Onward. As you note, the Tommy gun wasn't available during WWI, so the rat-a-tat-tat "Tommy" cannot be the source of the soldier "Tommy," by then in common use. (The Thompson machine gun, incidentally, was actually invented by John T. Thompson and John N. Blish, but I'm assuming that it's no big mystery as to why this formidable weapon wasn't dubbed a "Blish gun.")
As a matter of fact, the use of "Tommy" to mean a British soldier goes all the way back to the early 1800s, and is actually short for "Thomas Atkins." And who, one might ask, was Thomas Atkins to have his name immortalized in such fashion? Simple -- he was the British Army's equivalent of our "John Doe." Starting in 1815, British Army manuals and regulation books used "Thomas Atkins" as the example name, especially for privates, on most specimen forms. By the time they got through basic training, soldiers had seen the name "Thomas Atkins" a thousand times, and within a few years "Tommy Atkins" or just "Tommy" had been adopted in both military and civilian life as a synonym for "rank and file soldier."
Dear Word Detective: A friend and I dine regularly at a favorite restaurant, and we usually arrive separately. He almost always arrives before me and gets the most coveted seat at our favorite table. Last week, on the rare occasion that I arrived before him, I beat him to the best seat. I then used the phrase "I turned the tables on you" when he showed up, referring to my getting his seat. Of course, he knew what I meant. How did "turn the tables" come to mean what it does? -- Ed H., via the internet.
Well, once upon a time there were two friends who often met for dinner at their favorite restaurant....
I wish it were that simple.
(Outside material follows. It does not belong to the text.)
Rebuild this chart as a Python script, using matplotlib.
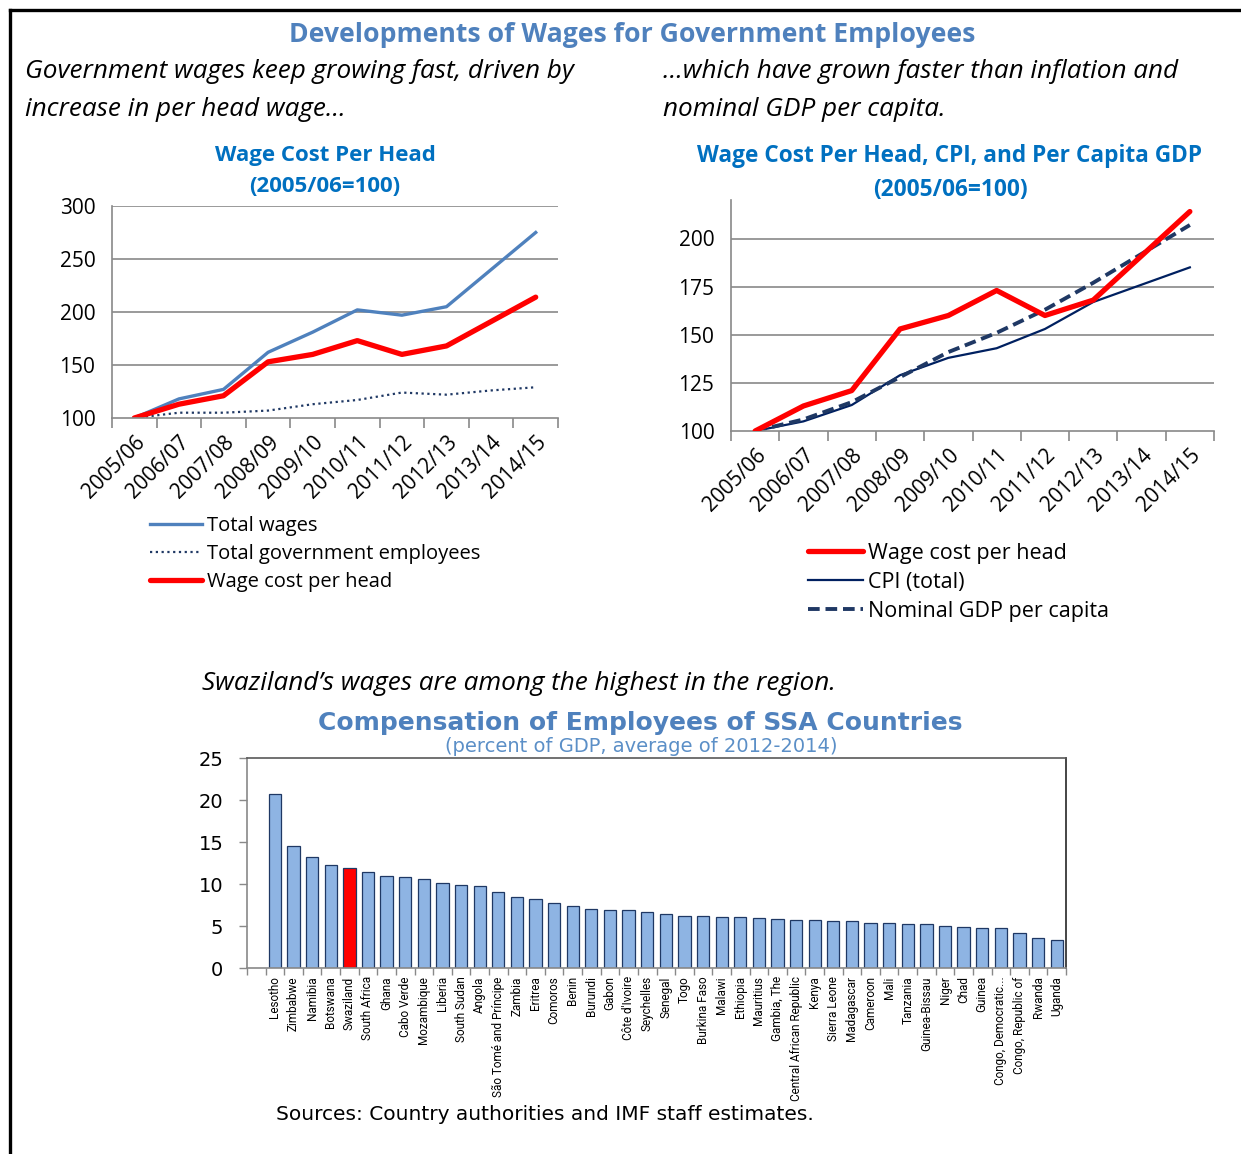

To "turn the tables," meaning to suddenly reverse the relative positions of two competitors, has spawned a number of theories as to its origin. "Turning the tables" is, of course, a staple of stage, screen and novelistic melodramas from boxing sagas to intergalactic invasion scenarios, and the phrase itself has been current since at least the early 1600s.
Many explanations of "turn the tables" trace it to one or another board game, such as chess, played on a tabletop. It certainly makes sense that anyone losing a game of chess would fantasize about rotating the board 180 degrees, but this seems a rather thin premise for such an enduring phrase.
Another possible source, cited by etymologist Charles Earle Funk, might be the game of duplicate bridge, in which players, after one round, replay the hand previously held by their opponent, but this procedure doesn't really match the sense of reversing a fiercely fought contest midway through.
One of the more inventive theories comes from the 1898 edition of Brewer's Dictionary of Phrase and Fable, which declares: "The Romans prided themselves on their tables made of citron wood from Mauritania, inlaid with ivory, and sold at a most extravagant price -- some equal to a senator’s income. When the gentlemen accused the ladies of extravagance, the ladies retorted by reminding the gentlemen of what they spent in tables." As the plot of a sitcom, yes, but as an etymological theory, go fish.
To me the most convincing explanation traces "turn the tables" to backgammon, a devilishly complicated and ancient board game which was, as recently as the 17th century, known as (ta-da!) "tables." Apparently the arcane rules of backgammon allow sudden reversals of fortune which can rescue a player on the brink of losing and thus "turn the tables" to his or her advantage.